NameError: name 'input_directory' is not defined

### _Create Methods_

In [4]:
# Convert yaml to json and export
def convert_and_export(file_name, yaml_path):

    # Join output directory with file name
    json_path = str(os.path.join(output_directory, file_name + '.json'))

    # Load yaml file
    with open(yaml_path) as yaml_file:
        yaml_config = yaml.safe_load(yaml_file)

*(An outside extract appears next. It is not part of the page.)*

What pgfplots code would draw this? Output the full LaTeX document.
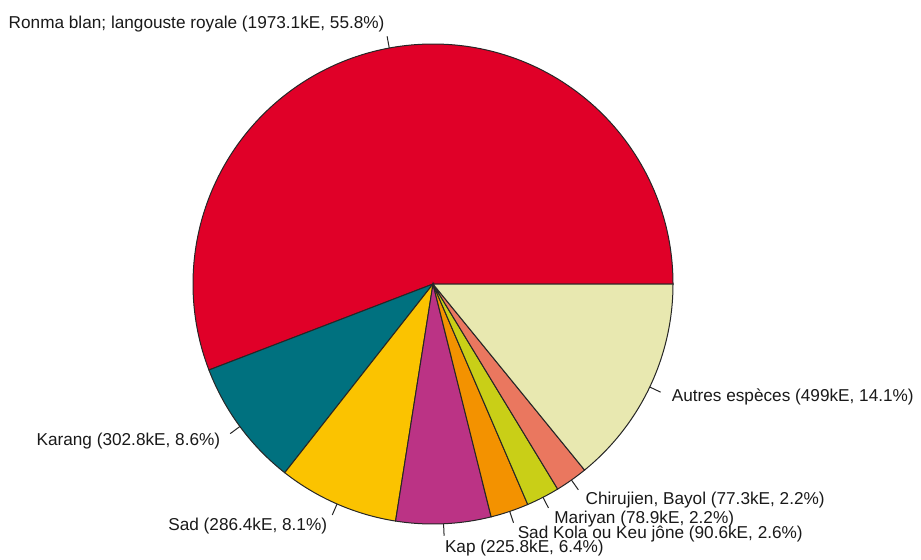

    # Create json file with write permissions
    with open(json_path, 'w') as json_file:
        json_file = json.dump(yaml_config, json_file, indent=2)

In [5]:
def run(input_directory):
    # Add global scope variable
    global df
    
    count = 0
   
    # Iterate through files in input_directory
    for file in os.listdir(input_directory):
        
        # Combine input directory with file name for file export
        f = os.path.join(input_directory, file)
        
        # Normalize path string to OS default
        f = os.path.normpath(f)
        
        print(f)
        
        # Check for file extension
            # Add to pandas DataFrame
        if '.parquet' in f:
            df = pd.read_parquet(f)
        elif '.csv' in f:
            df = pd.read_csv(f)
        elif '.json' in f:
            df = pd.read_json(f)
        elif '.avro' in f:
            df = pdx.read_avro(f)
        else:
            continue

        # Split data file name to remove the file extension
        # Used to name the schema file
        split_string = file.split('.')
        file_name = split_string[-2] + '-schema'

        print('file name: ' + file_name)
        
        for i in df.columns:
            if df[i].dtype == object:
                df[i] = df[i].astype(pd.StringDtype())

        # Create schema in python DataFrame object
        schema = pda.infer_schema(df)

        # Export to yaml (pandera default)
        yaml_path = str(os.path.join(yaml_output_directory, file_name + '.yaml'))
        yaml_schema = schema.to_yaml(yaml_path)

        # Convert yaml to json and export
        convert_and_export(file_name, yaml_path)

        count += 1
        
    print('Exported ' + str(count) + ' file(s) to ' + output_directory)

### _Run program_

In [6]:
run(input_directory)

/Users/veles/Applications/dev/schema-inference/data/.DS_Store
/Users/veles/Applications/dev/schema-inference/data/userdata1.avro
file name: userdata1-schema
/Users/veles/Applications/dev/schema-inference/data/userdata1.parquet
file name: userdata1-schema
/Users/veles/Applications/dev/schema-inference/data/schemas-output-folder
Exported 2 file(s) to /Users/veles/Applications/dev/schema-inference/data/schemas-output-folder/schemas-output-folder


#### Pros:
    - Easy to write code with the panderas library creating the schemas.
#### Cons: 
    - Still potentionally need to modify schemas, as panderas documentation states it only creates rough drafts.